● **EXERCISE INSTRUCTIONS**: Look through the data for the string "matplotlib". Copy every line where it is found.

● **DATA BLOCK**:
--- begin ---
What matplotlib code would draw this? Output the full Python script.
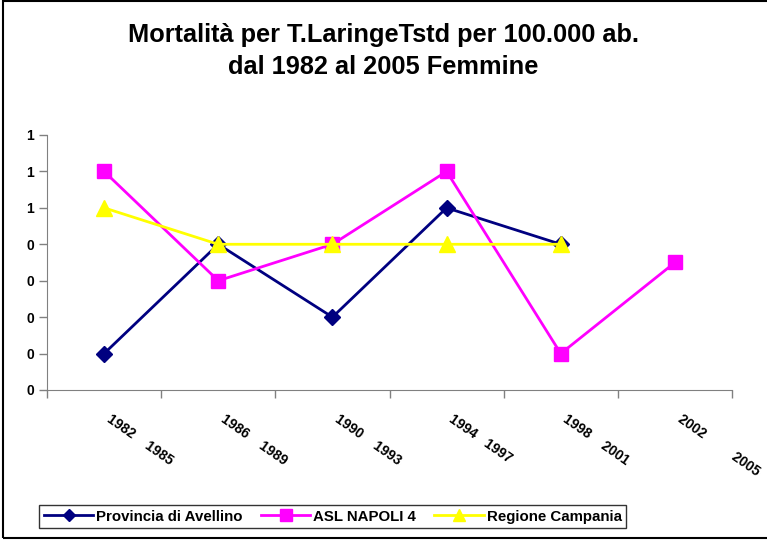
import numpy as np
import matplotlib.pyplot as plt
from matplotlib.patches import Rectangle

plt.rcParams["font.family"] = ["Liberation Sans", "DejaVu Sans"]
plt.rcParams["font.weight"] = "bold"

# DATI

periodi = ["1982    1985", "1986    1989", "1990    1993",
           "1994   1997", "1998    2001", "2002         2005"]

avellino = [0.1, 0.4, 0.2, 0.5, 0.4, np.nan]
asl_napoli4 = [0.6, 0.3, 0.4, 0.6, 0.1, 0.35]
campania = [0.5, 0.4, 0.4, 0.4, 0.4, np.nan]

yticks = [0, 0.1, 0.2, 0.3, 0.4, 0.5, 0.6, 0.7]
ytick_labels = ["0", "0", "0", "0", "0", "1", "1", "1"]


# GRAFICO

fig = plt.figure(figsize=(7.67, 5.4), dpi=100)
ax = fig.add_axes([0.0613, 0.2778, 0.8931, 0.4722])

x = np.arange(len(periodi))

ax.plot(x, avellino, color="#000080", lw=2, marker="D", ms=8,
        label="Provincia di Avellino")
ax.plot(x, asl_napoli4, color="#FF00FF", lw=2, marker="s", ms=10,
        label="ASL NAPOLI 4")
ax.plot(x, campania, color="#FFFF00", lw=2, marker="^", ms=11,
        label="Regione Campania")

ax.set_xlim(-0.5, len(periodi) - 0.5)
ax.set_ylim(0, 0.7)

ax.set_yticks(yticks)
ax.set_yticklabels(ytick_labels, fontsize=10, fontweight="bold")
ax.set_xticks(np.arange(len(periodi) + 1) - 0.5)
ax.set_xticklabels([])

ax.tick_params(axis="both", direction="out", length=6, width=1, color="#808080")
for s in ["top", "right"]:
    ax.spines[s].set_visible(False)
for s in ["left", "bottom"]:
    ax.spines[s].set_color("#808080")

for i, p in enumerate(periodi):
    ax.annotate(p, xy=(i, 0), xycoords=("data", "axes fraction"),
                xytext=(8, -22), textcoords="offset pixels",
                rotation=-35, rotation_mode="anchor", ha="left", va="top",
                fontsize=10, fontweight="bold")

fig.suptitle("Mortalità per T.LaringeTstd per 100.000 ab.\ndal 1982 al 2005 Femmine",
             y=0.957, fontsize=18.3, fontweight="bold", linespacing=1.4)

leg = fig.legend(loc="center", bbox_to_anchor=(0.434, 0.0435), ncol=3,
                 fancybox=False, edgecolor="black", fontsize=10.8,
                 handlelength=3.3, columnspacing=1.2, handletextpad=0.2,
                 borderpad=0.3, borderaxespad=0, markerscale=0.8)
leg.get_frame().set_linewidth(1)

fig.patches.append(Rectangle((3 / 767, 2 / 540), 1.2, 537 / 540,
                             transform=fig.transFigure, fill=False,
                             edgecolor="black", lw=1.5, clip_on=False))

fig.savefig("out.png", dpi=100)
--- end ---
● **RESPONSE FOR THIS EXERCISE**:
What matplotlib code would draw this? Output the full Python script.
import matplotlib.pyplot as plt
from matplotlib.patches import Rectangle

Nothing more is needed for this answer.